After more than a year of wrangling, it seems Edeka, Germany’s largest supermarket chain, will finally get its hands on the prize. But it took a controversial overrule by the country’s economics minister – one with potentially far-reaching consequences – to do it.
Edeka has won the approval of Sigmar Gabriel’s ministry to buy rival chain Kaiser’s Tengelmann, but subject to certain conditions that the supermarket giant may not be too happy with.
In a statement on Tuesday, Mr. Gabriel set tough conditions that Edeka will have to agree to before the sale can go ahead. Effectively, it guarantees that nearly all of the more than 16,000 employees of the Kaiser’s Tengelmann stores will keep their jobs for at least five years.
Edeka and Tengelmann have 14 days to agree to the economics ministry’s demands. Only then will Mr. Gabriel give his final approval. Edeka, in a statement, signaled it would bite its lip and take the deal.
“This is a good day for the employees of Kaiser’s Tengelmann, who now have new perspective for a secure future under the roof of the Edeka brand,” the company said in a statement to the German news agency dpa.
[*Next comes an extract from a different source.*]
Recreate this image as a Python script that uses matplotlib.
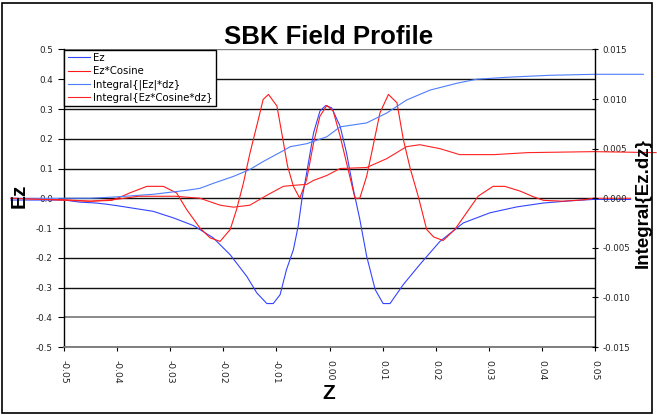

If final approval is given, as expected, it would mark a surprising reversal in Edeka’s long-running battle with competition authorities to acquire its smaller rival.
Mr. Gabriel’s approval runs against a decision from Germany’s anti-trust authorities. The Federal Cartel Office last April forbade Edeka from buying Kaiser’s Tengelmann out of fear that it would create a supermarket monopoly in parts of the country. The separate Monopolies Commission, which advises the government, said in August that the economics ministry had no grounds to overrule the decision.
Germany’s opposition Green party sharply criticized Tuesday’s ruling, telling Handelsblatt that the decision would enhance Edeka’s dominance of the German market.